Tom Joseph, Public News Service-PA
HARRISBURG, PA - Opponents of a new state law requiring voters to show photo identification at polling places on Election Day are calling it a major victory. A Pennsylvania judge has ruled that the law cannot be enforced, because voters haven't had proper access to the new state-issued photo ID cards.
However, David Gersch, an attorney with Arnold and Porter LLP who argued against the law in court, says the issue has not completely been put to rest.
"This ruling simply holds that people can vote in November without having ID. But there's no ruling, as of this point, that the law is constitutional; there's no ruling that the law is not constitutional."
Vic Walczak, legal director for the Pennsylvania chapter of the American Civil Liberties Union, says he wants the state to put an immediate halt to radio, television and bus ads that tell Pennsylvanians they need identification to vote.
"Otherwise, there is a possibility of confusion by voters, and folks without ID may just stay home because they wrongly believe they need ID. It could promote confusion among poll workers - and any time you have confusion on Election Day, it's not a good thing for democracy."
The state can appeal the ruling.
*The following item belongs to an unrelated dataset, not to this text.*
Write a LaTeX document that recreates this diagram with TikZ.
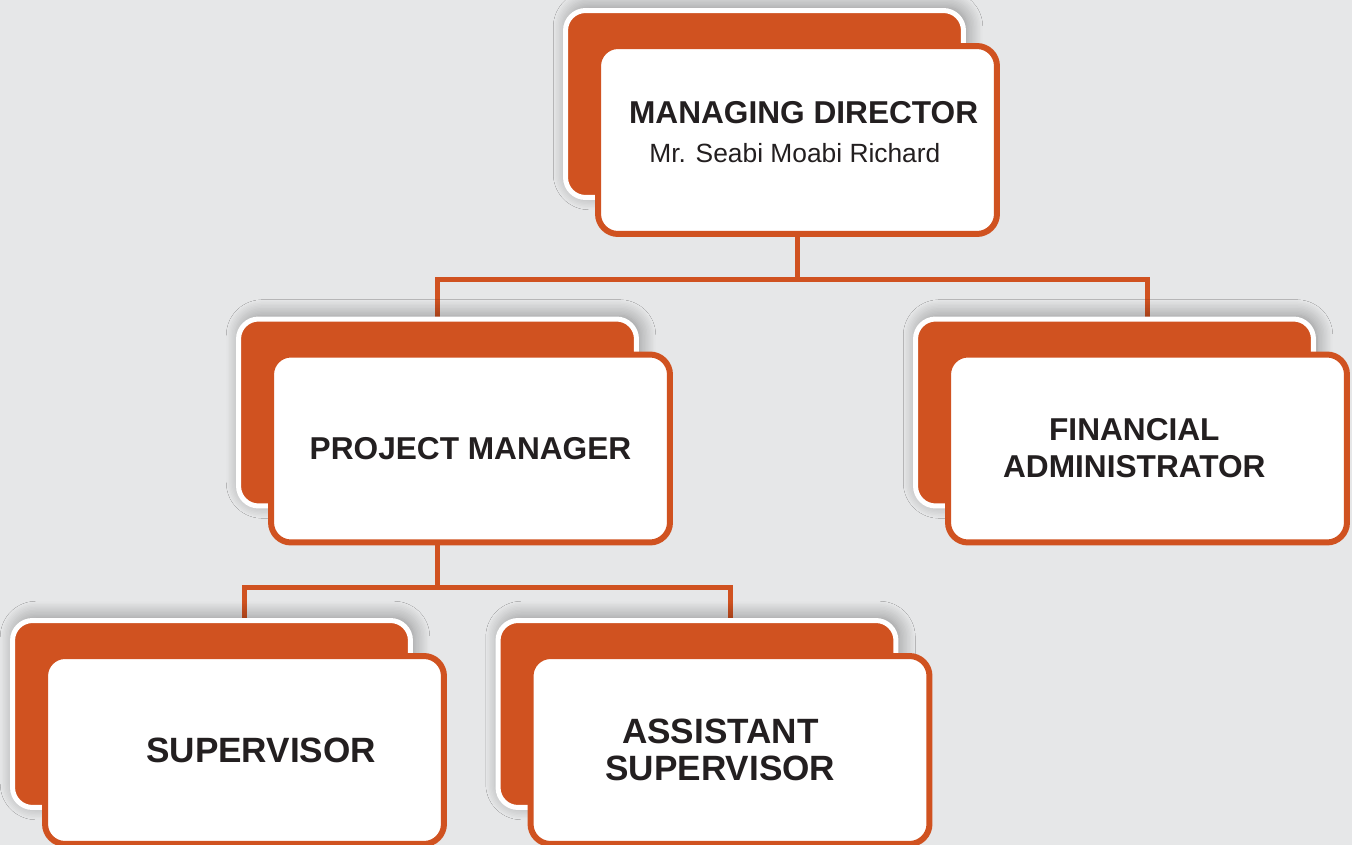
\documentclass[tikz,border=0pt]{standalone}
\usepackage{fontspec}
\setmainfont{Liberation Sans}
\usetikzlibrary{positioning,backgrounds,shadows.blur}
\definecolor{rust}{HTML}{D05220}
\definecolor{bggray}{HTML}{E6E7E8}
\definecolor{ink}{HTML}{231F20}

\begin{document}
\begin{tikzpicture}[x=0.02cm,y=-0.02cm]
	\tikzset{back/.style={rectangle,rounded corners=0.4cm,fill=rust,draw=white,line width=0.1cm,
			inner sep=0pt,minimum width=7.96cm,minimum height=3.74cm,
			blur shadow={shadow xshift=2pt,shadow yshift=2pt,shadow blur radius=9pt,
				shadow blur steps=12,shadow opacity=40}},
		front/.style={rectangle,rounded corners=0.4cm,fill=white,draw=rust,line width=0.12cm,
			inner sep=0pt,minimum width=7.98cm,minimum height=3.76cm,align=center,text=ink,
			font=\bfseries\fontsize{18}{21}\selectfont},
		big/.style={font=\bfseries\fontsize{20}{21.5}\selectfont},
		link/.style={draw=rust,line width=0.1cm}}
	\useasboundingbox (0,0) rectangle (1352,845);
	% cards
	\node [back] (mdb) at (764.5,104) {};
	\node [front, text depth=9pt] (md) at (797.5,140) {\hspace*{7pt}MANAGING DIRECTOR\\[1.5pt]{\mdseries\fontsize{15}{18}\selectfont Mr. Seabi Moabi Richard\hspace*{3pt}}};
	\node [back] (pmb) at (437.5,412.5) {};
	\node [front] (pm) at (470.5,448.5) {PROJECT MANAGER};
	\node [back] (fab) at (1114.5,412.5) {};
	\node [front] (fa) at (1147.5,448.5) {FINANCIAL\hspace*{15pt}\\ADMINISTRATOR\hspace*{15pt}};
	\node [back] (svb) at (211.5,714) {};
	\node [front, big] (sv) at (244.5,750) {\hspace*{19pt}SUPERVISOR};
	\node [back] (asb) at (697,714) {};
	\node [front, big] (as) at (730,750) {ASSISTANT\hspace*{11pt}\\SUPERVISOR\hspace*{11pt}};
	% links behind the cards
	\begin{scope}[on background layer]
		\fill [bggray] (0,0) rectangle (1352,845);
		\draw [link] (md.south) -- ++(0,43) coordinate (mdj);
		\draw [link] (pmb.north) |- (mdj) -| (fa.north);
		\draw [link] (pmb.center |- pm.south) -- ++(0,42) coordinate (pmj);
		\draw [link] (sv.north) |- (pmj) -| (as.north);
	\end{scope}
\end{tikzpicture}
\end{document}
Walczak suggests that's a decision that may have to come quickly - in the next day or two. He says the Pennsylvania Supreme Court is scheduled to meet in Pittsburgh in less than two weeks.
"It's our belief that the court was looking at that week as when they might hold a hearing on any appeal, and if that's the case, then certainly there would be time for the court to consider an appeal by either side."
Groups including the ACLU of Pennsylvania, Advancement Project and the Public Interest Law Center of Philadelphia all claim the law would have disenfranchised hundreds of thousands of Pennsylvanians on Election Day. Those who back the voter ID law counter that it would help prevent fraud and maintain integrity at the polls.